Once we got back to the pier, we went inside to buy me a sarong and I was given the local currency in change.  Disaster!  I had to spend it so I wouldn’t bring any back with me.  I ended up adding another $40 to it and purchased a rather unique necklace.  I was happy.  Back to the ship we went then.


We had lunch followed by a restful afternoon.  The rest as they say is history.  

A few thoughts on the islands we visited.  The first is I would not want to live there.  I’m not really a small town girl, and even Papeete was not big enough for my tastes.  One of our fellow passengers told me you could tell the wealth of the island by its dogs.  That hadn’t occurred to me before she said it, but it is true.  Some of the islands looked very poor and the animals were in terrible shape.  


There seems to be a great disparity between those who have and those who don’t.  Some of the homes we saw were little more than a corrugated shack.  There seemed to be dumping grounds all over.  Have trash? Just toss it here.  I’m sure that isn’t the case everywhere, but I did see a lot of it.  

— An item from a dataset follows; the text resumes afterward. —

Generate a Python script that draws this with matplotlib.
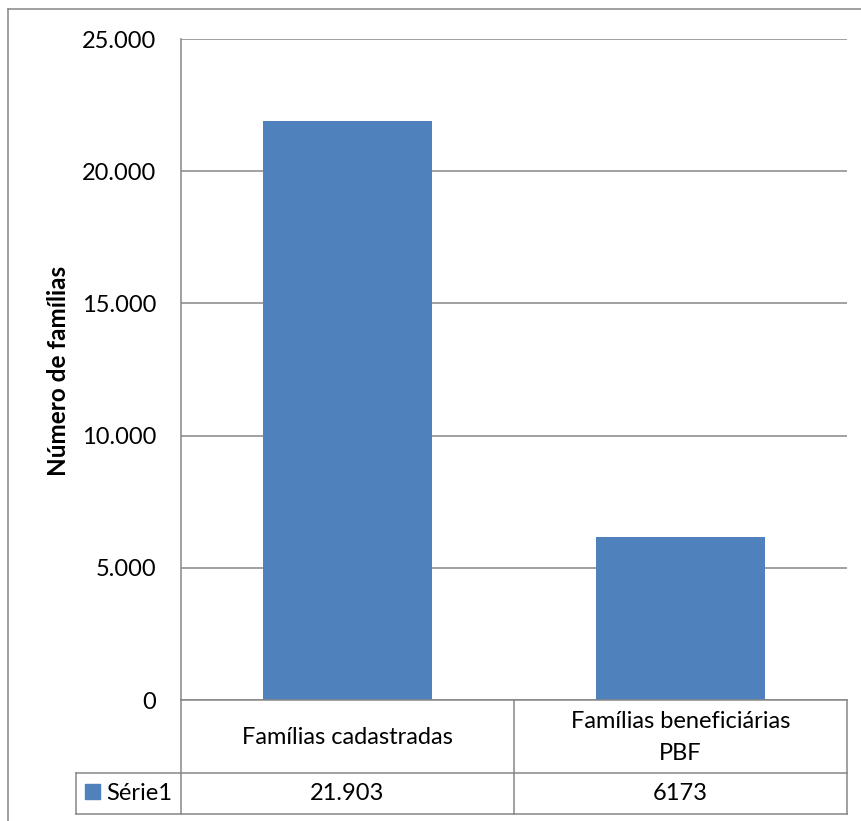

Fruit is abundant as are chickens.  I wonder if the people eat the chickens, I mean, you can’t get any more free range than these.  Everywhere we went we saw tables with mangos or coconuts on them.  I am sure they were for sale, but one has to wonder who (besides us) would buy them.  There really are fruit trees wherever you turn.  


When asked by a fellow passenger would I go back, I’d have to say it’s a definite maybe.  The price would have to be right.  I can take it or leave it.  The diving was good, the weather was lovely, but it’s just not me and there are so many places in the world that I haven’t been to yet.